July 07, 2006
I agree with this article, ethanol (especially corn ethanol) is not going to solve our energy issues:
I'm all for fuel alternatives...I just do not believe this one is going to take us very far.
A major reason why Ethanol is so popular in the United States is the presence of huge subsidies throughout, not because of any magical energy sources. There are subsidies for growing the corn, for building the distilleries, and a 51 cent subsidy for every gallon of ethanol produced. This is to say that the taxpayers are paying much of the Ethanol tab. Whatever the consumers pay at the pump is so much the better for the ethanol lobby. This excludes state tax credits and other subsidies. For the record according to Patzek, in the 10 years from 1995 to 2004, taxpayers spent $41.9 billion in corn subsidies. Currently, according to Patzek (UC Berkeley The Real Biofuel Cycles April 17, 2006), there is an estimated total ethanol tax credit of 57cents per gallon. This is collected by the Ethanol lobby, too. Just to make things sweeter, the U.S. has erected import tariffs on imported ethanol of more than 50 cents/gallon to defend against lower cost imports of that Brazilian ethanol.

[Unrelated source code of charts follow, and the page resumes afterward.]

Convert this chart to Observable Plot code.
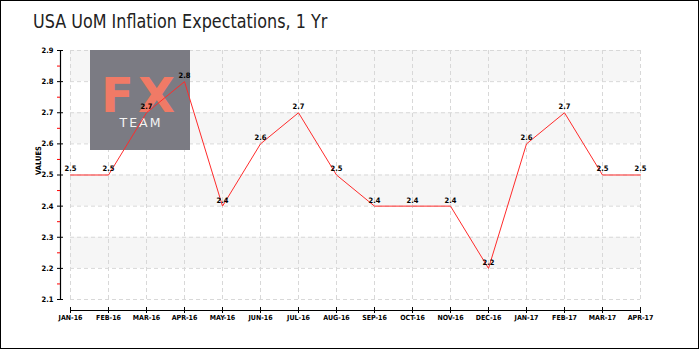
<!DOCTYPE html>
<html>
<head>
<meta charset="utf-8">
<script src="https://cdn.jsdelivr.net/npm/d3@7"></script>
<script src="https://cdn.jsdelivr.net/npm/@observablehq/plot@0.6"></script>
<style>
  html, body { margin: 0; padding: 0; background: #fff; }
  #box { position: relative; width: 697px; height: 347px; border: 1px solid #000; overflow: hidden; background: #fff; }
  #title { height: 40px; box-sizing: border-box; padding: 8px 0 0 32px; font-family: "DejaVu Sans", sans-serif; font-size: 20px; color: #222; white-space: nowrap; }
  #title span { display: inline-block; transform: scaleX(0.8); transform-origin: left center; }
</style>
</head>
<body>
<div id="box">
  <div id="title"><span>USA UoM Inflation Expectations, 1 Yr</span></div>
  <div id="chart"></div>
</div>
<script>
const months = ["Jan-16","Feb-16","Mar-16","Apr-16","May-16","Jun-16","Jul-16","Aug-16","Sep-16","Oct-16","Nov-16","Dec-16","Jan-17","Feb-17","Mar-17","Apr-17"];
const values = [2.5, 2.5, 2.7, 2.8, 2.4, 2.6, 2.7, 2.5, 2.4, 2.4, 2.4, 2.2, 2.6, 2.7, 2.5, 2.5];
const yTicks = [2.1, 2.2, 2.3, 2.4, 2.5, 2.6, 2.7, 2.8, 2.9];
const yMinorTicks = [2.15, 2.25, 2.35, 2.45, 2.55, 2.65, 2.75, 2.85];
const bandStarts = [2.2, 2.4, 2.6, 2.8];

const data = months.map((m, i) => ({month: m, value: values[i]}));
const bands = bandStarts.map(b => ({y1: b, y2: +(b + 0.1).toFixed(1)}));

const font = "'DejaVu Sans Condensed', 'DejaVu Sans', sans-serif";

function logo(index, scales, values, dims) {
  const g = d3.create("svg:g");
  g.append("rect").attr("x", 89).attr("y", 9).attr("width", 100).attr("height", 100).attr("fill", "#7b7b83");
  g.append("text").attr("x", 139).attr("y", 71).attr("text-anchor", "middle")
    .attr("font-family", "'DejaVu Sans', sans-serif").attr("font-weight", "bold").attr("font-size", 48)
    .attr("fill", "#f07a66").attr("letter-spacing", 4).text("FX");
  g.append("text").attr("x", 140).attr("y", 86).attr("text-anchor", "middle")
    .attr("font-family", "'DejaVu Sans', sans-serif").attr("font-size", 12.5)
    .attr("fill", "#f4f4f4").attr("letter-spacing", 2).text("TEAM");
  return g.node();
}

const plot = Plot.plot({
  width: 697,
  height: 307,
  marginTop: 9,
  marginBottom: 49,
  marginLeft: 69,
  marginRight: 58,
  style: {fontFamily: font, fontSize: "8px", color: "#000", background: "transparent", overflow: "visible"},
  x: {type: "point", domain: months, padding: 0, label: null},
  y: {domain: [2.1, 2.9], label: null},
  marks: [
    Plot.rect(bands, {y1: "y1", y2: "y2", fill: "#f6f6f6"}),
    Plot.gridX({stroke: "#d8d8d8", strokeOpacity: 1, strokeDasharray: "4,3"}),
    Plot.gridY({ticks: yTicks, stroke: "#d8d8d8", strokeOpacity: 1, strokeDasharray: "4,3"}),
    logo,
    Plot.ruleX([months[0]], {dx: -10, stroke: "#000", strokeWidth: 1.2}),
    Plot.ruleY([2.1], {dy: 11, stroke: "#000", strokeWidth: 1.2}),
    Plot.axisY({ticks: yTicks, tickSize: 6, dx: -7, tickPadding: 4, tickFormat: d3.format(".1f"), label: null, fontSize: 7.5, fontWeight: "bold"}),
    Plot.axisY({ticks: yMinorTicks, tickSize: 3, dx: -10, stroke: "red", tickFormat: () => "", label: null}),
    Plot.axisX({tickSize: 6, dy: 8, tickPadding: 2, tickFormat: d => d.toUpperCase(), label: null, fontSize: 7, fontWeight: "bold"}),
    Plot.text(["VALUES"], {frameAnchor: "left", rotate: -90, dx: -32, fontSize: 7.5, fontWeight: "bold"}),
    Plot.line(data, {x: "month", y: "value", stroke: "#ff2b2b", strokeWidth: 1}),
    Plot.text(data, {x: "month", y: "value", text: d => d.value.toFixed(1), dy: -6, fontSize: 7.5, fontWeight: "bold", fill: "#000"})
  ]
});
document.getElementById("chart").appendChild(plot);
</script>
</body>
</html>
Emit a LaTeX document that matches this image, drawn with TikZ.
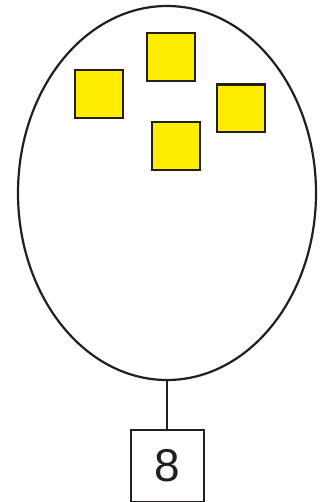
\documentclass[tikz,border=0pt]{standalone}
\usepackage{fontspec}
\setmainfont{Liberation Sans}
\usetikzlibrary{shapes.geometric}
\definecolor{yel}{RGB}{255,237,0}
\definecolor{ink}{RGB}{35,31,32}
\tikzset{
  sq/.style={draw=ink, fill=yel, line width=2.4pt, minimum size=47.6pt, inner sep=0pt, rectangle},
  oval/.style={draw=ink, line width=2.2pt, ellipse, minimum width=298pt, minimum height=374pt, inner sep=0pt},
  numbox/.style={draw=ink, line width=2pt, minimum width=73pt, minimum height=72pt, inner sep=0pt, font=\fontsize{46}{46}\selectfont, text=ink},
  link/.style={draw=ink, line width=2pt}
}
\begin{document}
\begin{tikzpicture}[x=1pt,y=-1pt]
\useasboundingbox (0,0) rectangle (321,502);
\node[oval] (egg) at (167,193) {};
\node[sq] (s1) at (99,94) {};
\node[sq] (s2) at (171,57) {};
\node[sq] (s3) at (241,108.5) {};
\node[sq] (s4) at (176,146) {};
\node[numbox] (n) at (167,466) {8};
\draw[link] (egg.south) -- (n.north);
\end{tikzpicture}
\end{document}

This helps to inflate the price of ethanol to the consumers, quite similar to the tariffs erected to protect the US sugar lobby. According to Tad Patzek, the true costs of corn ethanol to the taxpayers are $3.12 per gallon of ethanol, or $4.74 per gallon of gasoline equivalent GGE—to adjust for the energy difference in the two fuels).Half the energy of gasoline and most of today's vehicles are not designed to burn the stuff. That's why they can only use it as a fuel additive, one that reduces gas mileage. The only upside it presents is that it is renewable, although there is a resource cost to growing and refining it.